> Set task
All of the material below is to be repeated exactly.
━━━━━━━━━━━━━━━━
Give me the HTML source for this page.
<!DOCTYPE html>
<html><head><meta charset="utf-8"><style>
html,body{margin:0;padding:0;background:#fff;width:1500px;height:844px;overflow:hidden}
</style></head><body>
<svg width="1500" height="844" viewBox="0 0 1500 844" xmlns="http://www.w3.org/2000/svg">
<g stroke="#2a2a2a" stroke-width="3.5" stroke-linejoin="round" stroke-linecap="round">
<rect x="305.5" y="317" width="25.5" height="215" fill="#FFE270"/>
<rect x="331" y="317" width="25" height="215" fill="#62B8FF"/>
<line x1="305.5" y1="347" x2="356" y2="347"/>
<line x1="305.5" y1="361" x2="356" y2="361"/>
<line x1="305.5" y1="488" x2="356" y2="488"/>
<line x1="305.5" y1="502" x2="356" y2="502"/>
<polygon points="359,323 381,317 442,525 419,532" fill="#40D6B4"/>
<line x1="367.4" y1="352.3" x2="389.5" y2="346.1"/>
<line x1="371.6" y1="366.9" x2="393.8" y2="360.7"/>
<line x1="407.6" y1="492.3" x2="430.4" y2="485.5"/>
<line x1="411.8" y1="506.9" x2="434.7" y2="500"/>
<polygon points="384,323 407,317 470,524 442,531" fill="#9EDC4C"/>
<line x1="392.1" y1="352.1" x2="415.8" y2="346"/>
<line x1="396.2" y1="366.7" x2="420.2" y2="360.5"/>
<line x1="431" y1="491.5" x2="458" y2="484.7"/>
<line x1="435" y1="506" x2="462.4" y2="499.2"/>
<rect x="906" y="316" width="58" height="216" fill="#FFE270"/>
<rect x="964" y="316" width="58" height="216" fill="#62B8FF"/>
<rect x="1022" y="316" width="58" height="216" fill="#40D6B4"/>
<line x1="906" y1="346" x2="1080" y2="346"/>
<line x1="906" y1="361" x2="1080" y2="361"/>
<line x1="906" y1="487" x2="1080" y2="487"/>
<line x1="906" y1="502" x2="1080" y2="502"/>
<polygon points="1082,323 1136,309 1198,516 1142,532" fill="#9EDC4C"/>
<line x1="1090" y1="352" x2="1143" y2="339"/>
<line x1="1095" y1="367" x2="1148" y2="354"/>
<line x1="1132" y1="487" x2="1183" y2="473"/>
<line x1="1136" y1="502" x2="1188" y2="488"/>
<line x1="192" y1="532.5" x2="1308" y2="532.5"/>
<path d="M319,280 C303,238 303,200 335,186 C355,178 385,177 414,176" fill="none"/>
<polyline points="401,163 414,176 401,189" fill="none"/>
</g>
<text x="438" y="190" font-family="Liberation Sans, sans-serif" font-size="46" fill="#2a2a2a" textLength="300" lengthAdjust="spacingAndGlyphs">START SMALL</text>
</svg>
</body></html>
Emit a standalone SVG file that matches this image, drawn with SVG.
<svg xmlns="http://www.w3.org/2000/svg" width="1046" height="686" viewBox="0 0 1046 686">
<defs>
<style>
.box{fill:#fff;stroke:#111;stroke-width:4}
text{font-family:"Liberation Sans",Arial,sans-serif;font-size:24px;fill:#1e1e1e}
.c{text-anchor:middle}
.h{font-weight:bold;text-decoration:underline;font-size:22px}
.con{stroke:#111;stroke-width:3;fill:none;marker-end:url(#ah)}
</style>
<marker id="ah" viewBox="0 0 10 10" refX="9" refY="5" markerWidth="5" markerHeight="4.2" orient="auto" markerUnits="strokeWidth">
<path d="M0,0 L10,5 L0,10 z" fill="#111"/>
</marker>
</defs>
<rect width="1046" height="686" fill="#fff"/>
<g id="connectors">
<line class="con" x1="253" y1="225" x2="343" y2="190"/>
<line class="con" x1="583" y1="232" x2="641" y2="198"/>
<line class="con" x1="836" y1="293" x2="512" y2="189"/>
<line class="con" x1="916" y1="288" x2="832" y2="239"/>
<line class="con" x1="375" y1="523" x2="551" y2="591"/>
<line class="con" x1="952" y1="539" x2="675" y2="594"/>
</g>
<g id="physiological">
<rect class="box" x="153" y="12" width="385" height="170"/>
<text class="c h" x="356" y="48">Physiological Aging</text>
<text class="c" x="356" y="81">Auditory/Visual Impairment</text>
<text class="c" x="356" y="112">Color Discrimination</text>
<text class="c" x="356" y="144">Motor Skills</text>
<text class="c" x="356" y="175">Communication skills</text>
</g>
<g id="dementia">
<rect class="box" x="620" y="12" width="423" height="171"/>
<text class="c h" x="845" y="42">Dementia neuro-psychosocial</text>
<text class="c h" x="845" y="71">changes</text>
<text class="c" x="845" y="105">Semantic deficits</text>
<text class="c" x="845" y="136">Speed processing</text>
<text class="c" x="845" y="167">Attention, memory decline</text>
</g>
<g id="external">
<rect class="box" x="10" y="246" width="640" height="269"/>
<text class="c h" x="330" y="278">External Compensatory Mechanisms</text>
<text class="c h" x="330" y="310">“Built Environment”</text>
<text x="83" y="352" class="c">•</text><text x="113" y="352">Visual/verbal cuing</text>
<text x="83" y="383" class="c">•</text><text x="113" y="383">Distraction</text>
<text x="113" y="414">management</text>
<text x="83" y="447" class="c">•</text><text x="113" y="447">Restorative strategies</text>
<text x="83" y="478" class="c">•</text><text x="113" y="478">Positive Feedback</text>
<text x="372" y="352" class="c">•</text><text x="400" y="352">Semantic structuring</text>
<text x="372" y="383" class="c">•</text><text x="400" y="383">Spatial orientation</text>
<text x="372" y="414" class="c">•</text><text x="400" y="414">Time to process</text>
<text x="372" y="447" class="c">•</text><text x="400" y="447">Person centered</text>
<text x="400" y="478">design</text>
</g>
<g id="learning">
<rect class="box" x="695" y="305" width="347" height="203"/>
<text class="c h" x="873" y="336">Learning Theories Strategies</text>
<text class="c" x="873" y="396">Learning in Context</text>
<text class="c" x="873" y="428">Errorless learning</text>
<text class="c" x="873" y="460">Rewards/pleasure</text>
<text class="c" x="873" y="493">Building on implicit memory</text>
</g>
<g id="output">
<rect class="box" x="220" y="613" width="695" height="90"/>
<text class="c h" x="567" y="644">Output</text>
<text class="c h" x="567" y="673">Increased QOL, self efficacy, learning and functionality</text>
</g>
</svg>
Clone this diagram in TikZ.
━━━━━━━━━━━━━━━━
> Full response
Give me the HTML source for this page.
<!DOCTYPE html>
<html><head><meta charset="utf-8"><style>
html,body{margin:0;padding:0;background:#fff;width:1500px;height:844px;overflow:hidden}
</style></head><body>
<svg width="1500" height="844" viewBox="0 0 1500 844" xmlns="http://www.w3.org/2000/svg">
<g stroke="#2a2a2a" stroke-width="3.5" stroke-linejoin="round" stroke-linecap="round">
<rect x="305.5" y="317" width="25.5" height="215" fill="#FFE270"/>
<rect x="331" y="317" width="25" height="215" fill="#62B8FF"/>
<line x1="305.5" y1="347" x2="356" y2="347"/>
<line x1="305.5" y1="361" x2="356" y2="361"/>
<line x1="305.5" y1="488" x2="356" y2="488"/>
<line x1="305.5" y1="502" x2="356" y2="502"/>
<polygon points="359,323 381,317 442,525 419,532" fill="#40D6B4"/>
<line x1="367.4" y1="352.3" x2="389.5" y2="346.1"/>
<line x1="371.6" y1="366.9" x2="393.8" y2="360.7"/>
<line x1="407.6" y1="492.3" x2="430.4" y2="485.5"/>
<line x1="411.8" y1="506.9" x2="434.7" y2="500"/>
<polygon points="384,323 407,317 470,524 442,531" fill="#9EDC4C"/>
<line x1="392.1" y1="352.1" x2="415.8" y2="346"/>
<line x1="396.2" y1="366.7" x2="420.2" y2="360.5"/>
<line x1="431" y1="491.5" x2="458" y2="484.7"/>
<line x1="435" y1="506" x2="462.4" y2="499.2"/>
<rect x="906" y="316" width="58" height="216" fill="#FFE270"/>
<rect x="964" y="316" width="58" height="216" fill="#62B8FF"/>
<rect x="1022" y="316" width="58" height="216" fill="#40D6B4"/>
<line x1="906" y1="346" x2="1080" y2="346"/>
<line x1="906" y1="361" x2="1080" y2="361"/>
<line x1="906" y1="487" x2="1080" y2="487"/>
<line x1="906" y1="502" x2="1080" y2="502"/>
<polygon points="1082,323 1136,309 1198,516 1142,532" fill="#9EDC4C"/>
<line x1="1090" y1="352" x2="1143" y2="339"/>
<line x1="1095" y1="367" x2="1148" y2="354"/>
<line x1="1132" y1="487" x2="1183" y2="473"/>
<line x1="1136" y1="502" x2="1188" y2="488"/>
<line x1="192" y1="532.5" x2="1308" y2="532.5"/>
<path d="M319,280 C303,238 303,200 335,186 C355,178 385,177 414,176" fill="none"/>
<polyline points="401,163 414,176 401,189" fill="none"/>
</g>
<text x="438" y="190" font-family="Liberation Sans, sans-serif" font-size="46" fill="#2a2a2a" textLength="300" lengthAdjust="spacingAndGlyphs">START SMALL</text>
</svg>
</body></html>
Emit a standalone SVG file that matches this image, drawn with SVG.
<svg xmlns="http://www.w3.org/2000/svg" width="1046" height="686" viewBox="0 0 1046 686">
<defs>
<style>
.box{fill:#fff;stroke:#111;stroke-width:4}
text{font-family:"Liberation Sans",Arial,sans-serif;font-size:24px;fill:#1e1e1e}
.c{text-anchor:middle}
.h{font-weight:bold;text-decoration:underline;font-size:22px}
.con{stroke:#111;stroke-width:3;fill:none;marker-end:url(#ah)}
</style>
<marker id="ah" viewBox="0 0 10 10" refX="9" refY="5" markerWidth="5" markerHeight="4.2" orient="auto" markerUnits="strokeWidth">
<path d="M0,0 L10,5 L0,10 z" fill="#111"/>
</marker>
</defs>
<rect width="1046" height="686" fill="#fff"/>
<g id="connectors">
<line class="con" x1="253" y1="225" x2="343" y2="190"/>
<line class="con" x1="583" y1="232" x2="641" y2="198"/>
<line class="con" x1="836" y1="293" x2="512" y2="189"/>
<line class="con" x1="916" y1="288" x2="832" y2="239"/>
<line class="con" x1="375" y1="523" x2="551" y2="591"/>
<line class="con" x1="952" y1="539" x2="675" y2="594"/>
</g>
<g id="physiological">
<rect class="box" x="153" y="12" width="385" height="170"/>
<text class="c h" x="356" y="48">Physiological Aging</text>
<text class="c" x="356" y="81">Auditory/Visual Impairment</text>
<text class="c" x="356" y="112">Color Discrimination</text>
<text class="c" x="356" y="144">Motor Skills</text>
<text class="c" x="356" y="175">Communication skills</text>
</g>
<g id="dementia">
<rect class="box" x="620" y="12" width="423" height="171"/>
<text class="c h" x="845" y="42">Dementia neuro-psychosocial</text>
<text class="c h" x="845" y="71">changes</text>
<text class="c" x="845" y="105">Semantic deficits</text>
<text class="c" x="845" y="136">Speed processing</text>
<text class="c" x="845" y="167">Attention, memory decline</text>
</g>
<g id="external">
<rect class="box" x="10" y="246" width="640" height="269"/>
<text class="c h" x="330" y="278">External Compensatory Mechanisms</text>
<text class="c h" x="330" y="310">“Built Environment”</text>
<text x="83" y="352" class="c">•</text><text x="113" y="352">Visual/verbal cuing</text>
<text x="83" y="383" class="c">•</text><text x="113" y="383">Distraction</text>
<text x="113" y="414">management</text>
<text x="83" y="447" class="c">•</text><text x="113" y="447">Restorative strategies</text>
<text x="83" y="478" class="c">•</text><text x="113" y="478">Positive Feedback</text>
<text x="372" y="352" class="c">•</text><text x="400" y="352">Semantic structuring</text>
<text x="372" y="383" class="c">•</text><text x="400" y="383">Spatial orientation</text>
<text x="372" y="414" class="c">•</text><text x="400" y="414">Time to process</text>
<text x="372" y="447" class="c">•</text><text x="400" y="447">Person centered</text>
<text x="400" y="478">design</text>
</g>
<g id="learning">
<rect class="box" x="695" y="305" width="347" height="203"/>
<text class="c h" x="873" y="336">Learning Theories Strategies</text>
<text class="c" x="873" y="396">Learning in Context</text>
<text class="c" x="873" y="428">Errorless learning</text>
<text class="c" x="873" y="460">Rewards/pleasure</text>
<text class="c" x="873" y="493">Building on implicit memory</text>
</g>
<g id="output">
<rect class="box" x="220" y="613" width="695" height="90"/>
<text class="c h" x="567" y="644">Output</text>
<text class="c h" x="567" y="673">Increased QOL, self efficacy, learning and functionality</text>
</g>
</svg>
Clone this diagram in TikZ.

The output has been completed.